Her approach is influenced by Marxism, and includes four chapters focused on domestic spaces, unfair wages, service and emotional labor, and finally, teenagers who face an uncertain future. While the Fifth Estate is critical of Marxism as a belief system, Isaacson avoids soapboxing and uses Marxist theories to deconstruct capitalism and traditions related to male dominance, making her work still useful for anarchists or anyone else who wants to disrupt the current status quo.
Isaacson begins her introduction with a fierce attack on “lean in” feminism, a concept created by a Facebook executive in 2013 which basically states that women need to become complicit in the machinery of capitalism in order to obtain personal power or monetary success.
This position has also been critiqued by many others, with bell hooks going so far as to call it “faux feminism,” so Isaacson invents her own term to invoke the opposite sentiment, what she calls lean out feminism.
Lean out feminism invites the viewer of these horror movies to realize that the systemic problems of capitalism and gender inequality are so intertwined that “social injustice cannot be dismantled by a single person,” thus a wider lens is necessary for seeing these issues in their totality. We must lean out to see the bigger picture beyond the individual.
Throughout the next four chapters, Isaacson uses a formulaic approach that helps frame each of the movies through a series of specific points of analysis. She states why a film fits with the chapter’s theme, provides a brief synopsis of the plot that is rife with spoilers, and then brings in the writing of contemporary feminist/anti-capitalist thinkers to further prove how everything fits with her lean out philosophy.

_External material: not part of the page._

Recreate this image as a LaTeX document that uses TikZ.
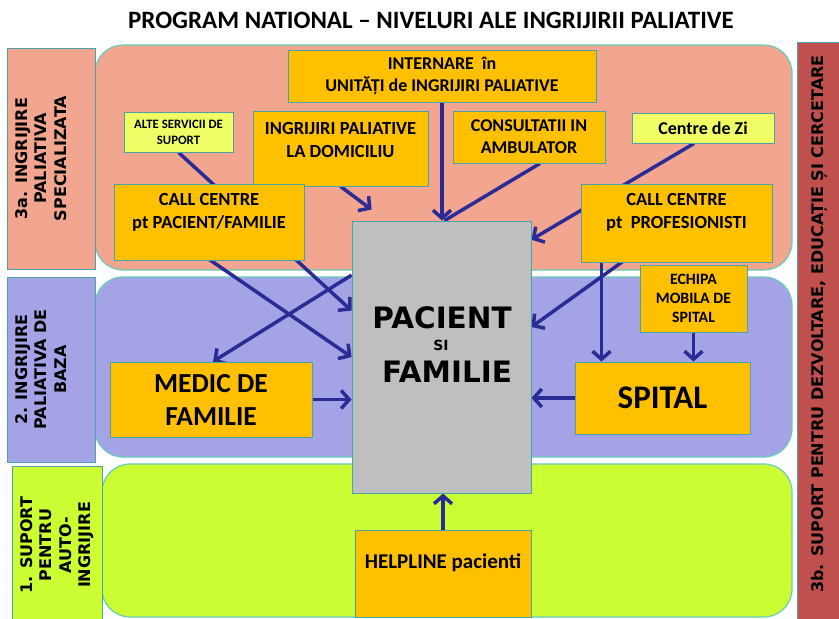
\documentclass[tikz,border=0pt]{standalone}
\usepackage{fontspec}
\setmainfont{Carlito}
\newfontfamily\vfont{DejaVu Sans}
\usetikzlibrary{arrows.meta,calc}
\definecolor{salmon}{HTML}{F3A68F}
\definecolor{lavender}{HTML}{A3A3E6}
\definecolor{limeg}{HTML}{CCFF33}
\definecolor{redbar}{HTML}{C0504D}
\definecolor{orangebox}{HTML}{FFC000}
\definecolor{yellowbox}{HTML}{F0FF66}
\definecolor{graybox}{HTML}{BFBFBF}
\definecolor{boxline}{HTML}{4BA3A8}
\definecolor{regline}{HTML}{66CCBB}
\definecolor{arrowc}{HTML}{2B2B96}
\pgfdeclarelayer{back}
\pgfdeclarelayer{mid}
\pgfsetlayers{back,mid,main}
\tikzset{
  region/.style={rounded corners=28pt, draw=regline, line width=1.2pt},
  sidelab/.style={draw=boxline, line width=0.9pt},
  sidetext/.style={rotate=90, align=center, font=\vfont\bfseries\fontsize{16}{19.5}\selectfont},
  obox/.style={draw=boxline, fill=orangebox, line width=0.9pt, inner sep=0pt, align=center, font=\bfseries},
  ybox/.style={obox, fill=yellowbox},
  txt/.style={align=center, inner sep=0pt, font=\bfseries},
  arr/.style={draw=arrowc, line width=3.5pt, -{Straight Barb[length=8pt,width=18pt]}},
  plainline/.style={draw=arrowc, line width=3.5pt},
}
\begin{document}
\begin{tikzpicture}[x=1pt,y=-1pt]
\useasboundingbox (0,0) rectangle (839,619);
\begin{pgfonlayer}{back}
\fill[white] (0,0) rectangle (839,619);
\node[font=\bfseries\fontsize{25}{28}\selectfont, inner sep=0pt] (title) at (431,20) {PROGRAM NATIONAL – NIVELURI ALE INGRIJIRII PALIATIVE};
% regions
\draw[region, fill=salmon] (95,45) rectangle (792,270);
\draw[region, fill=lavender] (95,277) rectangle (792,457);
\draw[region, fill=limeg] (102,464) rectangle (792,617);
% side labels
\draw[sidelab, fill=salmon] (7,48) rectangle (95,269);
\draw[sidelab, fill=lavender] (7,277) rectangle (95,462);
\draw[sidelab, fill=limeg] (12,466) rectangle (102,621);
\node[sidetext] (lab3a) at (41,158.5) {3a. INGRIJIRE\\PALIATIVA\\SPECIALIZATA};
\node[sidetext] (lab2) at (41,369.5) {2. INGRIJIRE\\PALIATIVA DE\\BAZA};
\node[sidetext] (lab1) at (57,545) {1. SUPORT\\PENTRU\\AUTO-\\INGRIJIRE};
% right bar
\draw[sidelab, fill=redbar] (797,42) rectangle (841,621);
\node[rotate=90, font=\vfont\bfseries\fontsize{16}{18}\selectfont] (lab3b) at (819,324) {3b. SUPORT PENTRU DEZVOLTARE, EDUCAȚIE ȘI CERCETARE};
\end{pgfonlayer}

% boxes
\node[obox, minimum width=308pt, minimum height=52pt, font=\bfseries\fontsize{18}{22}\selectfont] (internare) at (442,76) {INTERNARE~~în\\UNITĂȚI de INGRIJIRI PALIATIVE};
\node[ybox, minimum width=109pt, minimum height=40pt, font=\bfseries\fontsize{12.8}{16}\selectfont] (alte) at (178.5,132) {ALTE SERVICII DE\\SUPORT};
\node[obox, minimum width=175pt, minimum height=75pt] (domic) at (340.5,148.5) {};
\node[txt, font=\bfseries\fontsize{18.5}{23}\selectfont] (domict) at (340.5,140) {INGRIJIRI PALIATIVE\\LA DOMICILIU};
\node[obox, minimum width=152pt, minimum height=52pt, font=\bfseries\fontsize{18}{22}\selectfont] (consult) at (529,137) {CONSULTATII IN\\AMBULATOR};
\node[ybox, minimum width=142pt, minimum height=30pt, font=\bfseries\fontsize{18}{20}\selectfont] (centrezi) at (703,128) {Centre de Zi};
\node[obox, minimum width=190pt, minimum height=76pt] (callpf) at (209,222) {};
\node[txt, font=\bfseries\fontsize{18.5}{23}\selectfont] (callpft) at (209,212) {CALL CENTRE\\pt PACIENT/FAMILIE};
\node[obox, minimum width=191pt, minimum height=78pt] (callprof) at (676.5,223) {};
\node[txt, font=\bfseries\fontsize{18.5}{23}\selectfont] (callproft) at (676.5,212) {CALL CENTRE\\pt~~PROFESIONISTI};
\node[obox, fill=graybox, minimum width=179pt, minimum height=272pt] (pac) at (441.5,357) {};
\node[txt, font=\vfont\bfseries\fontsize{29.5}{29.5}\selectfont] (pact1) at (442,318) {PACIENT};
\node[txt, font=\vfont\bfseries\fontsize{14}{14}\selectfont] (pact2) at (441,345) {SI};
\node[txt, font=\vfont\bfseries\fontsize{29.5}{29.5}\selectfont] (pact3) at (447,372) {FAMILIE};
\node[obox, minimum width=107pt, minimum height=67pt, font=\bfseries\fontsize{15.8}{19}\selectfont] (echipa) at (693.5,298.5) {ECHIPA\\MOBILA DE\\SPITAL};
\node[obox, minimum width=202pt, minimum height=75pt, font=\bfseries\fontsize{27.5}{33}\selectfont] (medic) at (211,399.5) {MEDIC DE\\FAMILIE};
\node[obox, minimum width=175pt, minimum height=72pt, font=\bfseries\fontsize{33}{36}\selectfont] (spital) at (662.5,398) {SPITAL};
\node[obox, minimum width=176pt, minimum height=87pt] (helpline) at (443,573.5) {};
\node[txt, font=\bfseries\fontsize{21}{24}\selectfont] (helplinet) at (443,563) {HELPLINE pacienti};

% connectors
\begin{pgfonlayer}{mid}
\coordinate (domtip) at ($(pac.north west)+(20,-11)$);
\coordinate (cps) at ($(callprof.south west)+(21,0)$);
\draw[arr] (alte.south) -- ($(pac.north west)!0.33!(pac.south west)$);
\draw[arr] ($(callpf.south)+(-10,-8)$) -- (pac.west);
\draw[arr] ($(pac.north west)!0.2!(pac.south west)$) -- ($(medic.north)+(2,0)$);
\draw[arr] (medic.east) -- (medic.east -| pac.west);
\draw[arr] (domic.south) -- (domtip);
\draw[arr] (internare.south) -- (internare.south |- pac.north);
\draw[plainline] ($(consult.south)+(11,0)$) -- ($(pac.north)+(3,0)$);
\draw[arr] ($(centrezi.south)+(-9,0)$) -- ($(pac.north east)!0.07!(pac.south east)$);
\draw[arr] (callprof.center) -- ($(pac.north east)!0.39!(pac.south east)$);
\draw[arr] (cps) -- (cps |- spital.north);
\draw[arr] (echipa.south) -- (echipa.south |- spital.north);
\draw[arr] (spital.west) -- (spital.west -| pac.east);
\draw[arr] (helpline.north) -- (helpline.north |- pac.south);
\end{pgfonlayer}
\end{tikzpicture}
\end{document}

For example, she interprets the Australian movie The Babadook (2014) as a critique on the idea that women’s reproductive labor is a “free and spontaneous resource,” as evidenced by the main character Amelia’s struggles as a single mother. She uses Melinda Cooper’s criticism of contemporary family values along with Julia Kristeva and Barbara Creed’s notions of “the power of abjection” to prove how female flesh in the film is viewed as inherently lustful, carnal, or filthy.
Isaacson then adds a section on queer discourse, considering how the Babadook monster (or any monster) is also a representation of queerness, and the relation of monstrosity/queerness will continue as a secondary theme throughout her other analyses. With over twenty different movies viewed under this scrutinizing lens, both casual moviegoers and avid horror junkies can find something that interests them.

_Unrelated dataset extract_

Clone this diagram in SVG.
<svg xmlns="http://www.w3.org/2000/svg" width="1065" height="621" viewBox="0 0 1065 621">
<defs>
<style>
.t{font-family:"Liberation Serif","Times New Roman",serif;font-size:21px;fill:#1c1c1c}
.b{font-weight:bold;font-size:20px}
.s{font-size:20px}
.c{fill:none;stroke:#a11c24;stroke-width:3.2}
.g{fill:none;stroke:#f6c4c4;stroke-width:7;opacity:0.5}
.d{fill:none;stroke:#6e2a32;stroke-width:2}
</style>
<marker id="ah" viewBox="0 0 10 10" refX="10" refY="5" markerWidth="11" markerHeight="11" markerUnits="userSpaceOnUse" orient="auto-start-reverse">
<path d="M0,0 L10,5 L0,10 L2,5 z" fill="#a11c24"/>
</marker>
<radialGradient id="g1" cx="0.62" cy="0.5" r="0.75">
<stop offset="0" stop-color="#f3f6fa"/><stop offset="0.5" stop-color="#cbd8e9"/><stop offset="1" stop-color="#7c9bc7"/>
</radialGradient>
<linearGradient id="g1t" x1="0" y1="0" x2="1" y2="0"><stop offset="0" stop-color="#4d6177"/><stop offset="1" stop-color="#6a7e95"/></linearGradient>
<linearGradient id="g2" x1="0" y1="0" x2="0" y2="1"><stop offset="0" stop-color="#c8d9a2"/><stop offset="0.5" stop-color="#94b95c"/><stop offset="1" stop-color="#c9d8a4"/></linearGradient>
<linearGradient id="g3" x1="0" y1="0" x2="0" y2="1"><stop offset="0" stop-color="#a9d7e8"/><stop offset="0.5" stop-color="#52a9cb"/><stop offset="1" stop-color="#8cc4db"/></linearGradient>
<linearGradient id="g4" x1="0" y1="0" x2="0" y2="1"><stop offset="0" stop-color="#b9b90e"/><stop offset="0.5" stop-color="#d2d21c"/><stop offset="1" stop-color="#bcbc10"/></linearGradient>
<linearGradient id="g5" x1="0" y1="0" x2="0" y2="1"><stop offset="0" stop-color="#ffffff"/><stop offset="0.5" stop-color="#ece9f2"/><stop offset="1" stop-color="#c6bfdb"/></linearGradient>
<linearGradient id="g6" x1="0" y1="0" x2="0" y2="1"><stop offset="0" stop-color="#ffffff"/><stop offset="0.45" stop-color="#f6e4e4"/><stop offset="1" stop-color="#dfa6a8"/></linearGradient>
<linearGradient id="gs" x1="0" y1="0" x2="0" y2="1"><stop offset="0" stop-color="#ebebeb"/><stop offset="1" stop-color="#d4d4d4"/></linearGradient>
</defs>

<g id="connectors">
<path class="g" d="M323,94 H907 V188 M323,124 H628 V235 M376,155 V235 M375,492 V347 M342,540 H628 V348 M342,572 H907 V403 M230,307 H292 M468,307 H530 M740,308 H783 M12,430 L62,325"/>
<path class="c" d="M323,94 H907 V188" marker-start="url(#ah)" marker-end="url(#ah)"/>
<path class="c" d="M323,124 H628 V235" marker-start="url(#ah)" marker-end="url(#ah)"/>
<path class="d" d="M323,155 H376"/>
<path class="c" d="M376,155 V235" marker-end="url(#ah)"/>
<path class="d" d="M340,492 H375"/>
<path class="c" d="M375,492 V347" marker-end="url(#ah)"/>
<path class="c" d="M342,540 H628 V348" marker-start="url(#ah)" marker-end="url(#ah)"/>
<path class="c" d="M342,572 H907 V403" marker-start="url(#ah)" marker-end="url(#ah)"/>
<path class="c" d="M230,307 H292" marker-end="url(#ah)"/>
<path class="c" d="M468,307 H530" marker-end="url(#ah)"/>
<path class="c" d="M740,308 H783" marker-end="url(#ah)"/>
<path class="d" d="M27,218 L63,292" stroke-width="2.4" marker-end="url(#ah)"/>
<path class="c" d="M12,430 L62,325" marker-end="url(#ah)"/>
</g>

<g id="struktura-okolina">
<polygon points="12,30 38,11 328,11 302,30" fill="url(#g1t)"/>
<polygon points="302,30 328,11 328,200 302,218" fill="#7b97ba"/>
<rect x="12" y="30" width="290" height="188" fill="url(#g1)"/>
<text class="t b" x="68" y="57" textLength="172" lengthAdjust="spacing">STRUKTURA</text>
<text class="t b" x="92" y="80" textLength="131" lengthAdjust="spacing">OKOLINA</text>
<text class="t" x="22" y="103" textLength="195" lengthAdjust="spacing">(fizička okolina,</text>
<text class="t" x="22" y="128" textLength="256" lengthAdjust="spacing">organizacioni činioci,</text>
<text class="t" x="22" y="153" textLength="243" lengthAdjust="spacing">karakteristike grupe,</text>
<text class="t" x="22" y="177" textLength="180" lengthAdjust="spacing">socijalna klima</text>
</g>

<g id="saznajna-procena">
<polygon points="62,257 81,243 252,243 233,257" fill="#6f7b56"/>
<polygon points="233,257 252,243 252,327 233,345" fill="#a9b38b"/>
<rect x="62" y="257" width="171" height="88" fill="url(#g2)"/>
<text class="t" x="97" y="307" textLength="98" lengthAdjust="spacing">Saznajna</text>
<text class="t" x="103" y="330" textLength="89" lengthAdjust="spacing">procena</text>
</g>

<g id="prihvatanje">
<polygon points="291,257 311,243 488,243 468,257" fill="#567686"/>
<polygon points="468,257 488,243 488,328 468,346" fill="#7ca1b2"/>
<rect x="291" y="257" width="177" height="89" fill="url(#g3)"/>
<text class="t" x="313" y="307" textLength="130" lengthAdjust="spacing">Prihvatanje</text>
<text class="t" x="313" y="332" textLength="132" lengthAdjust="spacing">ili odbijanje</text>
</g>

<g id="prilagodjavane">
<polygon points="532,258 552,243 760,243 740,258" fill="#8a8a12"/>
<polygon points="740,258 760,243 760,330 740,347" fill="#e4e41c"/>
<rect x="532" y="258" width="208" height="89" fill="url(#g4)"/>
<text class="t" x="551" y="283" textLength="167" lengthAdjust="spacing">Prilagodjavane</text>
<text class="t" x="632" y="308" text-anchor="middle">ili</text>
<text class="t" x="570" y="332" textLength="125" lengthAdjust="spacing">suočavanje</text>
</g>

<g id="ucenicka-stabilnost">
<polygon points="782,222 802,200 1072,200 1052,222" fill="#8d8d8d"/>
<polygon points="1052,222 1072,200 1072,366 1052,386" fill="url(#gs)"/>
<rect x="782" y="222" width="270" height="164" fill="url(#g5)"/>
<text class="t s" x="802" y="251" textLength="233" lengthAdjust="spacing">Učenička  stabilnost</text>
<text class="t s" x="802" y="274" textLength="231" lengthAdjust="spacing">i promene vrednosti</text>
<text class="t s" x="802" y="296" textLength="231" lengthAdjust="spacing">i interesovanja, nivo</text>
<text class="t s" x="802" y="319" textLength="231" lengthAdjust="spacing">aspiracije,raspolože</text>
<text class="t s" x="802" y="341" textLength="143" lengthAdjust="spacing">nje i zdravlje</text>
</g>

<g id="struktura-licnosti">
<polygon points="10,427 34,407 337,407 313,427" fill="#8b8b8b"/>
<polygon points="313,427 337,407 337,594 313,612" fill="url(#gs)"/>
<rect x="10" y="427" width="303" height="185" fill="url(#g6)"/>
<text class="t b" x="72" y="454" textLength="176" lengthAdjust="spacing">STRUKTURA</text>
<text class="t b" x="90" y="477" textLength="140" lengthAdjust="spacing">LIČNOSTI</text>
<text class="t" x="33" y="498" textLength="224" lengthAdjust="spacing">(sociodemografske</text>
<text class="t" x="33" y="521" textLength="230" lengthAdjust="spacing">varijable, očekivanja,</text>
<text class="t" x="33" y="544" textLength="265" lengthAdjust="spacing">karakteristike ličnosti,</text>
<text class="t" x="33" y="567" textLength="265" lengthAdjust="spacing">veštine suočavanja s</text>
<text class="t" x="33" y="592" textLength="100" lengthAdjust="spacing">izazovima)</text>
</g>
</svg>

A minor weakness is that the book does not contain an appendix, and considering how thorough Isaacson is in covering as many feminist philosophers as possible, this may lead some of her readers to hunt around after finishing it, searching for that section where she mentions Jack Halberstam, Sarah Ahmed, or Luce Irigaray.

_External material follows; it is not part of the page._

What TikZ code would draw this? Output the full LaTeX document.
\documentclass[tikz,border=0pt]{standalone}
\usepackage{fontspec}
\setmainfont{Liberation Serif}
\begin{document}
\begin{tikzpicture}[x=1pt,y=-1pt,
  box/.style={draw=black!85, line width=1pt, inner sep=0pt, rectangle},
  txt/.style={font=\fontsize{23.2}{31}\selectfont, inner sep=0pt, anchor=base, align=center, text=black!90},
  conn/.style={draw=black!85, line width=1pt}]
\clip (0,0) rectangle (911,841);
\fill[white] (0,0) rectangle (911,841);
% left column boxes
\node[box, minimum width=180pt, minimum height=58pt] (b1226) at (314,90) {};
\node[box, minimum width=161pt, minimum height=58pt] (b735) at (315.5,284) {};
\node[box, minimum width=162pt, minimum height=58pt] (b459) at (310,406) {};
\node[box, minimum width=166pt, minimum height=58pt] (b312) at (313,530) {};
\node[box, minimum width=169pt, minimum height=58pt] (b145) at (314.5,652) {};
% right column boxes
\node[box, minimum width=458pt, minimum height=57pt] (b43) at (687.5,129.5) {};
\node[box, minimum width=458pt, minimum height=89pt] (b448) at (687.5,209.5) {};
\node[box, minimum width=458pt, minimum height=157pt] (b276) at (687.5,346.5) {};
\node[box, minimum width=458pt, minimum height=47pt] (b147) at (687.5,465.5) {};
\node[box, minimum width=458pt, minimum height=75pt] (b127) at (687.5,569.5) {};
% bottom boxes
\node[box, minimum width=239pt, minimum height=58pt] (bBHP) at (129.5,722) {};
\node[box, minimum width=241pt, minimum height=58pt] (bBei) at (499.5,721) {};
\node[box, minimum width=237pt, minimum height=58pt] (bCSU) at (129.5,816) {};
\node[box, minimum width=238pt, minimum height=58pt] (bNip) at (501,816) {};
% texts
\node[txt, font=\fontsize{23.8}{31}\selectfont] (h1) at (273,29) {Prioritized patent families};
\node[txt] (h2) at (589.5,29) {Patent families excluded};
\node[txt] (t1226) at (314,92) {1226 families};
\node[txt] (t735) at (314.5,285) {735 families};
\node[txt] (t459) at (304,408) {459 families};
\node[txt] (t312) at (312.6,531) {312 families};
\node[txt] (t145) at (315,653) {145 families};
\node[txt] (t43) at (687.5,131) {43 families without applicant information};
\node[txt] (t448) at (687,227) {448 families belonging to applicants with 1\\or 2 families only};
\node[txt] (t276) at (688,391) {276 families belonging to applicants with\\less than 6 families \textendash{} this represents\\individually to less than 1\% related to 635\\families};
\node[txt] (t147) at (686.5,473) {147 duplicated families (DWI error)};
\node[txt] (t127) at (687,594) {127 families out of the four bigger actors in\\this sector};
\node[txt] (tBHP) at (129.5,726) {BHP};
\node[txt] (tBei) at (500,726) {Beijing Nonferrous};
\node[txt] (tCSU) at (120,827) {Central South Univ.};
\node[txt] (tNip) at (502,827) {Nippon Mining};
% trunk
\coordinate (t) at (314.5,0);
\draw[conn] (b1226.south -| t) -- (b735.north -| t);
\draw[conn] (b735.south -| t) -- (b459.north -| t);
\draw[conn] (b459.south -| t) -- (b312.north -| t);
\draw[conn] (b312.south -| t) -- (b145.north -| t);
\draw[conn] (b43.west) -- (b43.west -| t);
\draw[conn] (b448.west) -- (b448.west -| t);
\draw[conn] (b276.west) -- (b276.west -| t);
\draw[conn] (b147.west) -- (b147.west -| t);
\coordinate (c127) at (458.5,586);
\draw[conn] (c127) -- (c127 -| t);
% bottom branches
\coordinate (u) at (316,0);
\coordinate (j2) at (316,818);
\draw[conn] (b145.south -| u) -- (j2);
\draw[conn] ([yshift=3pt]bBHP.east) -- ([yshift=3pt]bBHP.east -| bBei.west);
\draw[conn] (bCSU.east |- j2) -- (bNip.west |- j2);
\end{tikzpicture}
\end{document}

However, there is another major issue that I found myself grasping at throughout the text. I could not locate the weapons that are mentioned in the subtitle, Weapons for Feminists in Contemporary Horror. Isaacson mentions briefly near the final pages, “The most important weapons offered in this book have nothing to do with watching movies. Rather, they are weapons of defense against the gas-lighting forces that would frame our most beautiful gestures as monstrous. In becoming monster[s], we consider what reproductive labor might look like if we did it for ourselves.”
This statement brings to mind not a weapon, but a tool—such as a mirror—as Isaacson points out with great success that these horror movies can be useful in forcing the male gaze to self-reflect on its own destructive tendencies.
The notion of using weapons remains a problematic area for feminists, as to engage in any form of violence conflicts directly with many core values related to its principles. There’s a breakdown in language here not unlike that between the heptapod aliens and the humans in the science fiction film Arrival (2016) related to the terms weapon/tool, as the writer Charlotte Shane points out in the essay, “No Wave Feminism,” in Can We All Be Feminists?
Feminism itself is a practice, a tool, a weapon, an insight.
Perhaps Isaacson is right to call each of her precise points of analysis a weapon. After all, a hammer is a tool if you’re pounding nails, but not necessarily when you’re smashing skulls.
However, unlike the work of anarchists like Peter Gelderloos, this book is not an active guide for how to disrupt patriarchal, authoritative forces, and exists more as a series of doorways into how contemporary horror films can offer explanations or alternatives for women living under the real-life terrors of gender inequality and masculine dominance.
Still, I would have liked the book even more if it had practical application and less analysis—and some razor blades hidden between the pages.
Jess Flarity is a PhD candidate in Literature studying masculinity and science fiction at the University of New Hampshire.